The Property Valuation Act, passed by parliament in March, paves the way for the establishment of the Office of the Valuer General a supposedly independent statutory body that will put prices on land wanted by the state.

Under the new law, the government will be under no obligation to pay the market value for earmarked properties. The City of Joburg could be involved in the first test case of the new law. The Times reported last week that the city had earmarked about 400 properties in Orange Grove, along Louis Botha Avenue, to make way for its so-called corridors of freedom, a series of planned mixed use, high-density residential areas to be linked to transport arteries.  

The properties would make way for construction of the bus rapid transit system along Louis Botha. Residents along the route have said that estate agents representing the city have approached them to value their properties. At present the Department of Rural Development and Land Reform uses private companies, close corporations and individuals registered with the Council of Valuers to price properties but the recently passed act allows the Valuer-General to do so.

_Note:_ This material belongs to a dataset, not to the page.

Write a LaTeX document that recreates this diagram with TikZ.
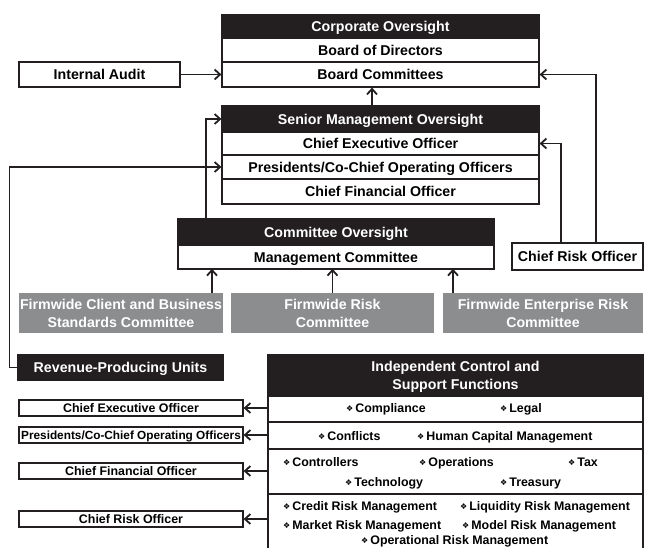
\documentclass[tikz,border=0pt]{standalone}
\usepackage{fontspec}
\setmainfont{Liberation Sans}
\newfontfamily\djv{DejaVu Sans}
\usetikzlibrary{arrows.meta}
\definecolor{ink}{HTML}{231F20}
\definecolor{gbx}{HTML}{8C8D8F}
\newcommand\bigf{\bfseries\fontsize{14.2}{18}\selectfont}
\newcommand\smf{\bfseries\fontsize{12.4}{15}\selectfont}
\newcommand\presf{\bfseries\fontsize{11.8}{15}\selectfont}
\newcommand\dmd{\raisebox{1.2pt}{\djv\fontsize{8}{8}\selectfont ❖}\hspace{2pt}}
\begin{document}
\begin{tikzpicture}[x=1pt,y=-1pt,
  hdr/.style={fill=ink,draw=ink,line width=1.2pt,text=white,font=\bigf,inner sep=0pt,text height=10.2pt,text depth=0pt,align=center},
  hdrtwo/.style={fill=ink,draw=ink,line width=1.2pt,text=white,font=\bigf,inner sep=0pt,text height=28.2pt,text depth=0pt,align=center},
  rowbox/.style={draw=ink,line width=1.2pt,fill=white,font=\bigf,inner sep=0pt,text height=10.2pt,text depth=0pt},
  gbox/.style={fill=gbx,text=white,font=\bigf,inner sep=0pt,text height=28.2pt,text depth=0pt,align=center},
  lbox/.style={draw=ink,line width=1.2pt,font=\smf,inner sep=0pt,text height=8.9pt,text depth=0pt,minimum width=224pt,minimum height=16pt},
  item/.style={anchor=base west,font=\smf,inner sep=0pt},
  arr/.style={draw=ink,line width=1.8pt,-{Straight Barb[length=5.5pt,width=10pt]}},
]
\fill[white] (0,0) rectangle (645,548);
\useasboundingbox (0,0) rectangle (645,548);

% Corporate oversight
\node[hdr,minimum width=317pt,minimum height=23pt] (coh) at (380.5,26.5) {Corporate Oversight};
\node[rowbox,minimum width=317pt,minimum height=24pt] (bod) at (380.5,50) {Board of Directors};
\node[rowbox,minimum width=317pt,minimum height=25pt] (bc) at (380.5,74.5) {Board Committees};
\node[rowbox,minimum width=161pt,minimum height=25pt] (ia) at (99.5,74.5) {Internal Audit};

% Senior management oversight
\node[hdr,minimum width=317pt,minimum height=26pt] (smh) at (380.5,119) {Senior Management Oversight};
\node[rowbox,minimum width=317pt,minimum height=23pt] (sceo) at (380.5,143.5) {Chief Executive Officer};
\node[rowbox,minimum width=317pt,minimum height=24pt] (spres) at (380.5,167) {Presidents/Co-Chief Operating Officers};
\node[rowbox,minimum width=317pt,minimum height=25pt] (scfo) at (380.5,191.5) {Chief Financial Officer};

% Committee oversight
\node[hdr,minimum width=316pt,minimum height=26pt] (cmh) at (336,232) {Committee Oversight};
\node[rowbox,minimum width=316pt,minimum height=24pt] (mc) at (336,257) {Management Committee};
\node[rowbox,minimum width=131pt,minimum height=27pt] (cro) at (577.5,256.5) {Chief Risk Officer};

% Gray committees
\node[gbox,minimum width=204pt,minimum height=40pt] (g1) at (121,313) {Firmwide Client and Business\\Standards Committee};
\node[gbox,minimum width=203pt,minimum height=40pt] (g2) at (332.5,313) {Firmwide Risk\\Committee};
\node[gbox,minimum width=200pt,minimum height=40pt] (g3) at (543,313) {Firmwide Enterprise Risk\\Committee};

% Revenue-producing units
\node[hdr,minimum width=205pt,minimum height=25pt] (rev) at (120.5,367.5) {Revenue-Producing Units};

% Independent control and support functions
\node[hdrtwo,minimum width=375pt,minimum height=41pt] (ich) at (455.5,375.5) {Independent Control and\\Support Functions};
\node[draw=ink,line width=1.2pt,minimum width=375pt,minimum height=26pt,inner sep=0pt] (r1) at (455.5,409) {};
\node[draw=ink,line width=1.2pt,minimum width=375pt,minimum height=27pt,inner sep=0pt] (r2) at (455.5,435.5) {};
\node[draw=ink,line width=1.2pt,minimum width=375pt,minimum height=45pt,inner sep=0pt] (r3) at (455.5,471.5) {};
\node[draw=ink,line width=1.2pt,minimum width=375pt,minimum height=58pt,inner sep=0pt] (r4) at (455.5,523) {};

\node[item] (i1) at (346,412.5) {\dmd Compliance};
\node[item] (i2) at (500,412.5) {\dmd Legal};
\node[item] (i3) at (318,440.5) {\dmd Conflicts};
\node[item] (i4) at (417,440.5) {\dmd Human Capital Management};
\node[item] (i5) at (283,466.5) {\dmd Controllers};
\node[item] (i6) at (419,466.5) {\dmd Operations};
\node[item] (i7) at (568,466.5) {\dmd Tax};
\node[item] (i8) at (345,486.5) {\dmd Technology};
\node[item] (i9) at (500,486.5) {\dmd Treasury};
\node[item] (i10) at (283,510.5) {\dmd Credit Risk Management};
\node[item] (i11) at (460,510.5) {\dmd Liquidity Risk Management};
\node[item] (i12) at (283,529.5) {\dmd Market Risk Management};
\node[item] (i13) at (462,529.5) {\dmd Model Risk Management};
\node[item] (i14) at (361,544.5) {\dmd Operational Risk Management};

% Left boxes
\node[lbox] (lceo) at (131,408) {Chief Executive Officer};
\node[lbox,font=\presf,text height=8.4pt] (lpres) at (131,435) {Presidents/Co-Chief Operating Officers};
\node[lbox] (lcfo) at (131,471) {Chief Financial Officer};
\node[lbox] (lcro) at (131,519) {Chief Risk Officer};

% Connectors
\draw[arr] (ia.east) -- (bc.west);
\draw[arr] ([xshift=-8.5pt]smh.north) -- ([xshift=-8.5pt]bc.south);
\draw[arr] ([xshift=18.5pt]cro.north) |- (bc.east);
\draw[arr] ([xshift=-16.5pt]cro.north) |- (sceo.east);
\draw[arr] ([xshift=-130pt]cmh.north) |- (smh.west);
\draw[arr] (rev.west) -- ++(-8,0) |- (spres.west);
\draw[arr] ([xshift=91pt]g1.north) -- ++(0,-24);
\draw[arr] (g2.north) -- ++(0,-24);
\draw[arr] ([xshift=-90pt]g3.north) -- ++(0,-24);
\draw[arr] (r1.west |- lceo.east) -- (lceo.east);
\draw[arr] (r2.west |- lpres.east) -- (lpres.east);
\draw[arr] (r3.west |- lcfo.east) -- (lcfo.east);
\draw[arr] (r4.west |- lcro.east) -- (lcro.east);
\end{tikzpicture}
\end{document}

It does not stipulate what method will be used to determine a property's value. This is being seen by some as a way for the government to pay below market-related prices, using its own valuer to justify valuations while invoking Section 25 of the constitution. Section 25 allows the state to expropriate property at below market value provided that the compensation offered is "just" and "equitable".

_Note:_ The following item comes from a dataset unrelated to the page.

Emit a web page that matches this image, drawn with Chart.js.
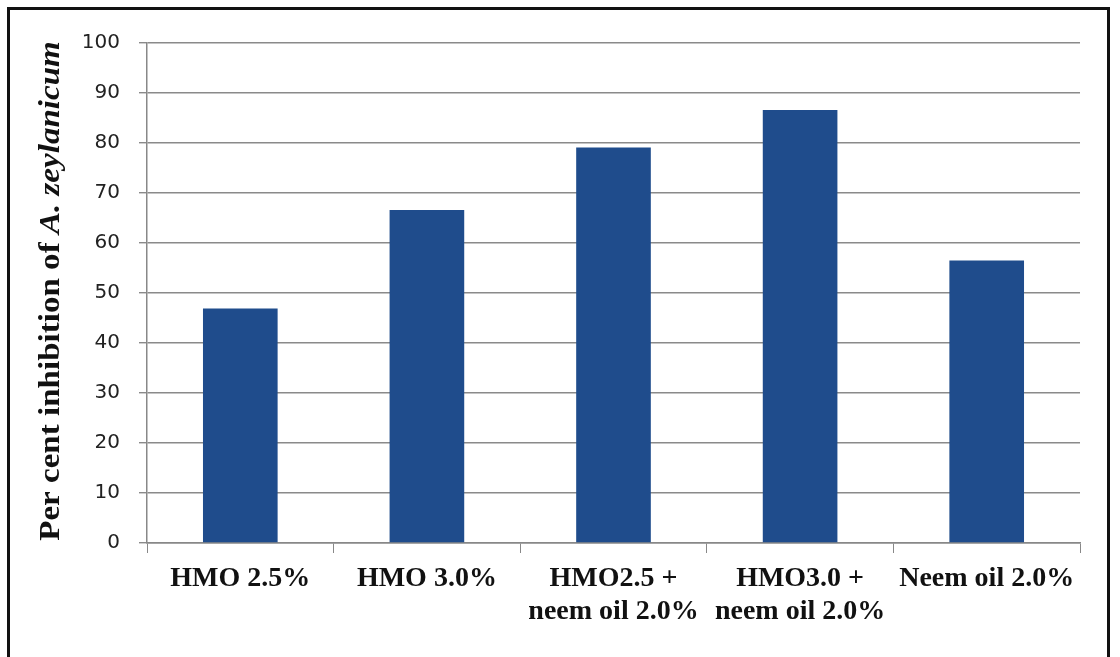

But others see the act as necessary to rid the land restitution process of what are believed to be artificial hurdles. According to ANC chief whip Stone Sizani, the willing-buyer willing-seller approach has been characterised by escalating land prices and this has put a serious brake on land redistribution since 1994.

The Office of the Valuer-General would provide compulsory valuation of land identified for reform by the government, and regulate the valuation process, he said. But DA MP Mpowele Swathe said appointing an extrajudicial body to determine compensation would open the process to abuse.

"Where the state is the buyer, a state institution mandated to determine the value of assets is likely to distort asset values in its favour," she said. A spokesman for the Department of Rural Development and Land Reform, Linda Page, said the Property Valuation Act gives owners the right to refuse compensation they deem not to be fair.

 "In the event that an owner of a property that has been earmarked for acquisition does not agree with the valuation of the property, such owner is at liberty to refuse to accept the offer for the property." But the owner would still have to contend with Section 25 of the constitution, which empowers the state to expropriate property without paying the market value, only "just and equitable compensation".Said Page

"The determined value must reflect an equitable balance between the public interest and the interest of those affected by the acquisition, having regard to all relevant circumstances."  These circumstances include:

Current use of the property; History of the acquisition and use of the property; Market value of the property; The investment in the property since acquisition to improve it; and Purpose of the acquisition.

The department which conducts an average of 45 farm valuations a month (with more properties assessed at district level) hopes to employ about 12 valuers when the new office is officially established. No date has been set for its establishment.